There are two camps on the witch hunting into CTOS. Those who have no sympathy that they are in trouble with the authorities. The second camp are family, relatives and friends of the people at CTOS. Why so miserable-one?

There are certain businesses you don't want to be in for a variety of reasons. You may not want to start a brothel for moral reasons and that it degrades women folk (unless the brothel is a gender-less one, then you degrade everyone.) Some may not want to go into fengshui or fortune telling, as it may be 80% gift of gab (white lies) and 20% of some semblance of logic.

Playing the stock market, some investors would never choose to short the futures even ahead of predictable calamity, or in the face of calamity, or when markets are all plunging rapidly - because to them, sometimes you don't want to be making money when people's lives are being decimated.

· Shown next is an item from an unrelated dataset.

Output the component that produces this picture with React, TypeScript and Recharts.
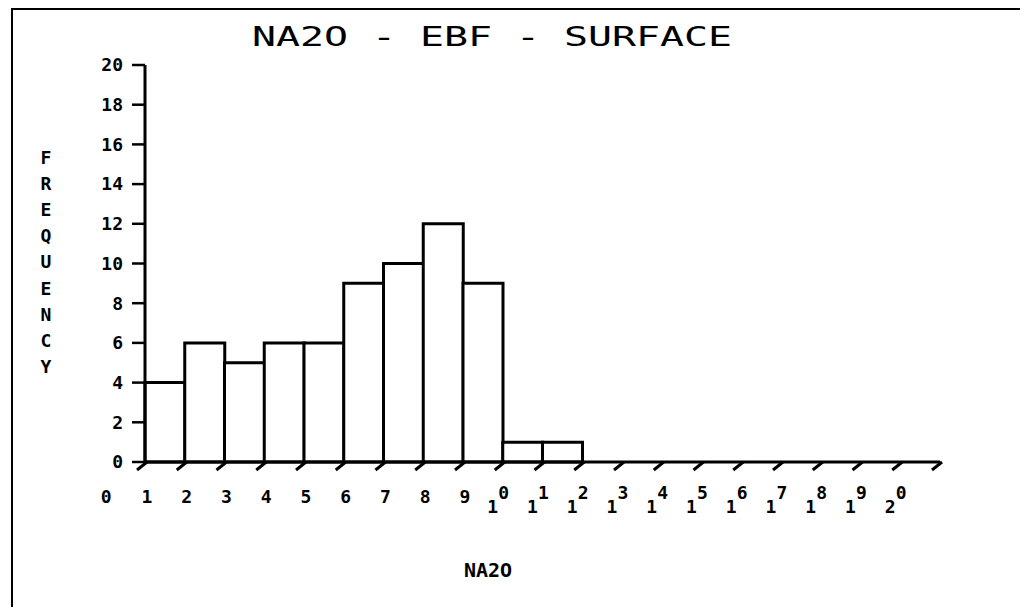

Certainly in all the above, one can still venture into those areas and try to make money, but you won't have sympathy from others when you get in trouble. CTOS is a lot like that. Though it supposedly provides financial status information per se, it basically makes life harder for those who are already facing an uphill battle. Be it in late in servicing car payments, or getting your car confiscated already only to find bank account also frozen, then having to fight bankruptcy proceedings, at the same time cannot open new bank accounts which your new employer requested - CTOS provides an essential service which makes life very hard for those in financial distress already. CTOS has also been very arrogrant, look at the way the company frames its press release - sue-lah... yes the govenment will squash you if you act like a gangster. CTOS has also been blase` about updating records of people who have cleared their liabilities - some more have to go tell them, if not your record stays.

Its very much like finding yourself in front of the gates of Hell with Satan demanding upfront rent money to enter. I mean, you are in Hell already, some more have to pay to get in!?